» **WHAT THE EXERCISE ASKS**
Every record that follows must be duplicated exactly, with images left out.

+ + + + + + +

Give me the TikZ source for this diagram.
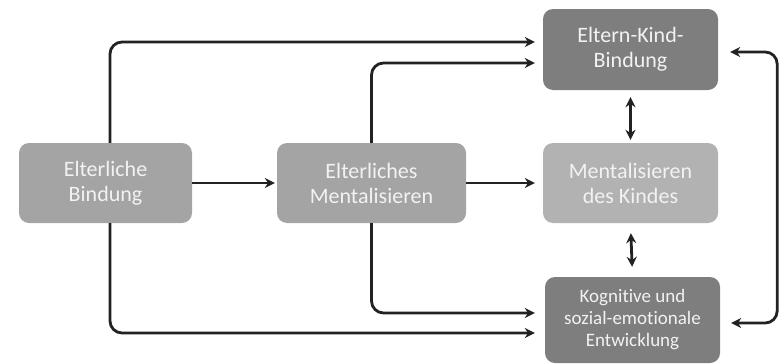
\documentclass[tikz,border=0pt]{standalone}
\usepackage{fontspec}
\setmainfont{Carlito}[Ligatures=NoCommon]
\usetikzlibrary{arrows.meta, calc}
\definecolor{g1}{HTML}{A4A4A4}
\definecolor{g2}{HTML}{B2B2B2}
\definecolor{g3}{HTML}{7E7E7E}
\definecolor{t}{HTML}{F2F2F2}
\definecolor{b}{HTML}{222222}

\begin{document}
\begin{tikzpicture}[x=1pt, y=-1pt,
		box/.style={rounded corners=10pt, inner sep=0pt, align=center, text=t,
				font=\fontsize{22}{25}\selectfont, minimum height=80pt},
		arr/.style={line width=2.8pt, draw=b, -{Stealth[length=10pt,width=10pt]}},
		both/.style={line width=2.8pt, draw=b, {Stealth[length=10pt,width=10pt]}-{Stealth[length=10pt,width=10pt]}},
		link/.style={arr, rounded corners=12pt}]
			\useasboundingbox (0,0) rectangle (782,364);

			% Draw boxes
			\node[box, fill=g1, minimum width=173pt] (eb) at (105.5,183) {Elterliche\\Bindung};
			\node[box, fill=g1, minimum width=189pt] (em) at (371.5,183) {Elterliches\\Mentalisieren};
			\node[box, fill=g2, minimum width=175pt] (mk) at (630.5,183) {Mentalisieren\\des Kindes};
			\node[box, fill=g3, minimum width=175pt, minimum height=81pt] (ekb) at (630.5,49.5) {Eltern-Kind-\\Bindung};
			\node[box, fill=g3, minimum width=175pt, minimum height=86pt,
				font=\fontsize{19}{22}\selectfont] (kog) at (632.5,320) {Kognitive und\\sozial-emotionale\\Entwicklung};

			% Straight arrows
			\draw[arr, shorten >=2pt] (eb.east) -- (em.west);
			\draw[arr, shorten >=8pt] (em.east) -- (mk.west);

			% Add paths to the top box
			\draw[link, shorten >=8pt] ([xshift=4.5pt]eb.north) |- ([yshift=7.5pt]ekb.west);
			\draw[link, shorten >=8pt] (em.north) |- ([yshift=-13.5pt]ekb.west);

			% Add paths to the bottom box
			\draw[link, shorten >=10pt] (em.south) |- ([yshift=7pt]kog.west);
			\draw[link, shorten >=10pt] ([xshift=4.5pt]eb.south) |- ([yshift=-13pt]kog.west);

			% Two-way arrows
			\draw[both, shorten <=7pt, shorten >=3pt] (ekb.south) -- (mk.north);
			\draw[both, shorten <=10pt, shorten >=10pt] (mk.south) -- (kog.north);

			% Outer loop on the right
			\draw[both, rounded corners=12pt, shorten <=12pt, shorten >=11pt]
				([yshift=-2.5pt]ekb.east) -- ++(59,0) |- ([yshift=-3pt]kog.east);
		\end{tikzpicture}
\end{document}
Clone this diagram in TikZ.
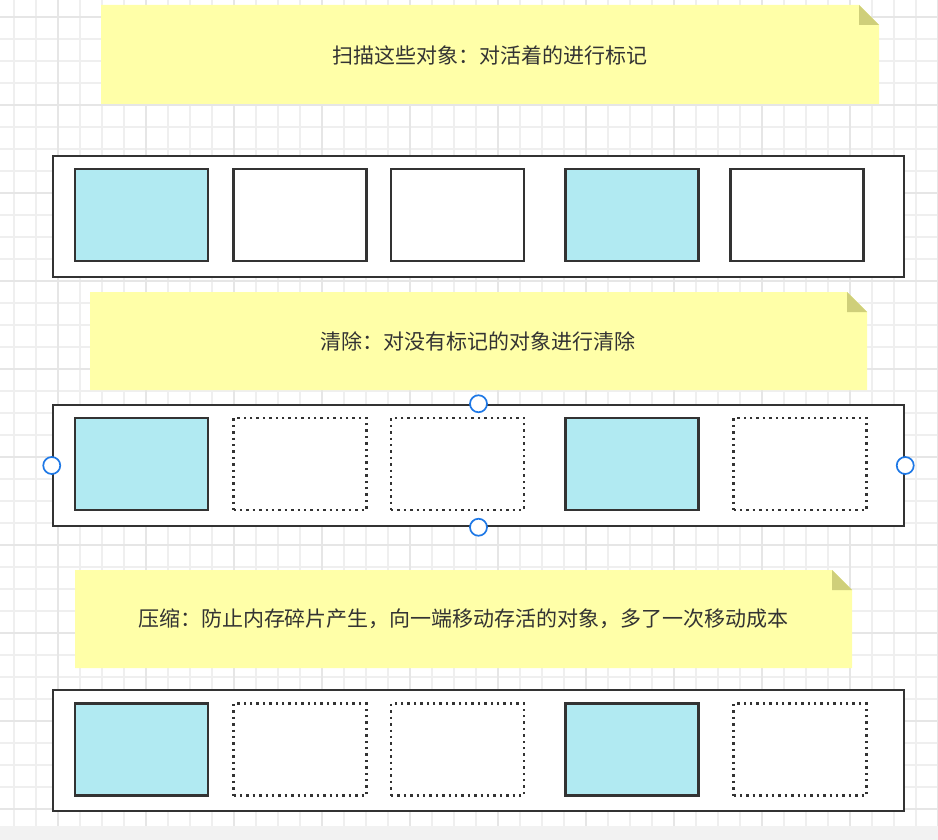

+ + + + + + +

» **EXERCISE OUTPUT**
Give me the TikZ source for this diagram.
\documentclass[tikz,border=0pt]{standalone}
\usepackage{fontspec}
\setmainfont{Carlito}[Ligatures=NoCommon]
\usetikzlibrary{arrows.meta, calc}
\definecolor{g1}{HTML}{A4A4A4}
\definecolor{g2}{HTML}{B2B2B2}
\definecolor{g3}{HTML}{7E7E7E}
\definecolor{t}{HTML}{F2F2F2}
\definecolor{b}{HTML}{222222}

\begin{document}
\begin{tikzpicture}[x=1pt, y=-1pt,
		box/.style={rounded corners=10pt, inner sep=0pt, align=center, text=t,
				font=\fontsize{22}{25}\selectfont, minimum height=80pt},
		arr/.style={line width=2.8pt, draw=b, -{Stealth[length=10pt,width=10pt]}},
		both/.style={line width=2.8pt, draw=b, {Stealth[length=10pt,width=10pt]}-{Stealth[length=10pt,width=10pt]}},
		link/.style={arr, rounded corners=12pt}]
			\useasboundingbox (0,0) rectangle (782,364);

			% Draw boxes
			\node[box, fill=g1, minimum width=173pt] (eb) at (105.5,183) {Elterliche\\Bindung};
			\node[box, fill=g1, minimum width=189pt] (em) at (371.5,183) {Elterliches\\Mentalisieren};
			\node[box, fill=g2, minimum width=175pt] (mk) at (630.5,183) {Mentalisieren\\des Kindes};
			\node[box, fill=g3, minimum width=175pt, minimum height=81pt] (ekb) at (630.5,49.5) {Eltern-Kind-\\Bindung};
			\node[box, fill=g3, minimum width=175pt, minimum height=86pt,
				font=\fontsize{19}{22}\selectfont] (kog) at (632.5,320) {Kognitive und\\sozial-emotionale\\Entwicklung};

			% Straight arrows
			\draw[arr, shorten >=2pt] (eb.east) -- (em.west);
			\draw[arr, shorten >=8pt] (em.east) -- (mk.west);

			% Add paths to the top box
			\draw[link, shorten >=8pt] ([xshift=4.5pt]eb.north) |- ([yshift=7.5pt]ekb.west);
			\draw[link, shorten >=8pt] (em.north) |- ([yshift=-13.5pt]ekb.west);

			% Add paths to the bottom box
			\draw[link, shorten >=10pt] (em.south) |- ([yshift=7pt]kog.west);
			\draw[link, shorten >=10pt] ([xshift=4.5pt]eb.south) |- ([yshift=-13pt]kog.west);

			% Two-way arrows
			\draw[both, shorten <=7pt, shorten >=3pt] (ekb.south) -- (mk.north);
			\draw[both, shorten <=10pt, shorten >=10pt] (mk.south) -- (kog.north);

			% Outer loop on the right
			\draw[both, rounded corners=12pt, shorten <=12pt, shorten >=11pt]
				([yshift=-2.5pt]ekb.east) -- ++(59,0) |- ([yshift=-3pt]kog.east);
		\end{tikzpicture}
\end{document}
Clone this diagram in TikZ.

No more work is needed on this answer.